Talking Turkey: Will Congress be able to do major surgery?
It is sad to see a great institution crumble. The Congress is more than just a political party. It’s the movement that won India independence and created the democratic secular state we still live in. Crises have never been far for the party. Indira Gandhi subjected it to two splits to assert her power and it has faced reverses — remember the drubbing it got after Indira called elections after the Emergency? But somehow the woeful results of the Assembly polls in which the Congress lost two states, with Karnataka the only remaining major state also wobbling, feel different. It’s as if the will to revitalise the party is missing, with Congressmen’s reactions varying from seeking surgery to a wholesale changeover to youth.
There is little sense in pretending that the party’s leadership is anything but dynastic. How far Jawaharlal Nehru facilitated the ascent of daughter Indira, one removed, is still a matter of speculation, but the pattern was set with Indira pushing her impetuous ill-fated son Sanjay to power, ultimately setting the stage for elder son Rajiv Gandhi to succeed her after her tragic end. Succeeding members of the family kept alive the template of dynastic succession after Indira’s daughter-in-law
Sonia Gandhi came to the rescue after a period of mourning for husband Rajiv. Dutifully, she led her son Rahul into the party, finally making him vice-president. There lies the rub. Rahul Gandhi, despite his periodic time-outs for contemplation and fighting his demons, has demonstrated he has not inherited the political genes of the family. Mrs Gandhi is not in the best of health and has reached a dead end in dynastic terms. So where does the Congress go from here? We shall have a flood of solutions from partymen and women repeating tired old arguments that will ultimately lead to grand plans ending up in the overflowing party archives.
But before putting all the blame on the Congress, we must remember that dynastic succession is a very Indian tradition, with the head of the household seeing it as his duty to place his son in a profession for his future prosperity. Usually, he thinks of his own profession. A lawyer will apprentice him to a law firm, and by the same logic a politician will nurture him in political life. You only have to look around. The Badals and Mulayam Yadavs are more upfront in promoting their sons, there are a multitude of ministers, state legislators and MPs with sons and daughters in advantageous positions to make the leap when the time comes, even discounting Lalu Prasad Yadav’s experiment in installing his wife as chief minister when he became ineligible.
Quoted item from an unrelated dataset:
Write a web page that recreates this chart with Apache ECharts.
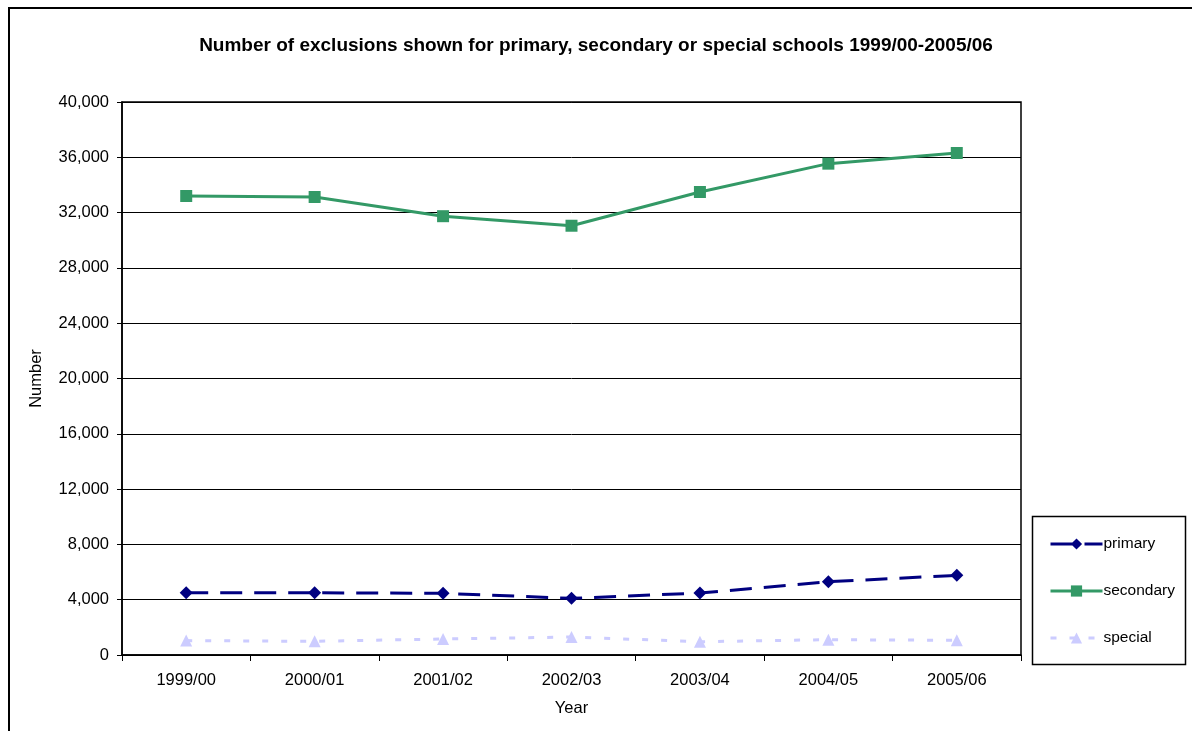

Even the BJP, which used to pride itself as a party with a difference, has numerous children of their partymen and women waiting in the wings.
It is the rule in dynastic systems that courtiers draw a ring around dynasties, isolating them from any dissenting opinion. Therefore, it needs a shrewd leader like Indira, after her initial learning process, to pierce through the wall built around her. Mrs Gandhi, studying her mother-in-law, acquired a measure of her political skills but Rahul Gandhi is still at sea, with partymen perennially complaining he is inaccessible.
For the Congress, the questions raised by its dismal showing in the Assembly polls are existential in nature. The paradox is that without the dynasty the Congress will evaporate as a party as it is now. Also, considering Rahul Gandhi’s performance, Mrs Gandhi is still hesitating to pass on the baton. Rahul’s supporters say he should be given a chance to swim or sink, but if he sinks, then what?
After some two years of the Narendra Modi government in office, the political climate has changed dramatically. The BJP has made no secret of its determination to bury the secular order honed by Jawaharlal Nehru in favour of a majoritarian model. The minorities must live under sufferance and Hindu ideas and symbols must merge with those of the state. The consequences of the new philosophy are unravelling each day. While the BJP is willing to make tactical adjustments in its new projection as a national party (in Kashmir and Punjab, for instance), it is mindful of its goal to convert India into a predominantly Hindu nation.
The BJP has by and large chosen the drip method, though some of its loud-mouthed supporters spoil the show by jumping the gun. One day it is how high the national flag should fly over university buildings, the next day it is prescribing the chant “Om” before starting yoga exercises. Baba Ramdev and Sri Sri Ravi Shankar, among others, fill the role of party divines. The BJP is far from unique in wrapping itself in the national flag to promote its partisan political objectives. Infamously, the fascists and Nazis were conspicuous forerunners in merging their political philosophies with the state. But it is a new experience for India, bred on 60-plus years on the ideal of secularism, however faulty its implementation might have been.
Beyond these trends, is there a place for a party like the Congress in tomorrow’s India? As the Assembly polls show, the trend in opposition to the BJP’s well-oiled machine is towards regional nationalism, apart from the unique brand of Dravidian duopoly evolved in Tamil Nadu. In West Bengal, Mamata Banerjee has shown that she can continue to demolish by regional nationalism the Marxists, who had become the state’s perennial rulers. The problem for the Congress boils down to its ability to surmount the dynasty in order to begin a new innings. Will the party stalwarts even begin to try such an experiment? Senior leader Digvijay Singh, after pleading for major surgery in the party, has handed back the role of surgeons to Mrs Gandhi and her son.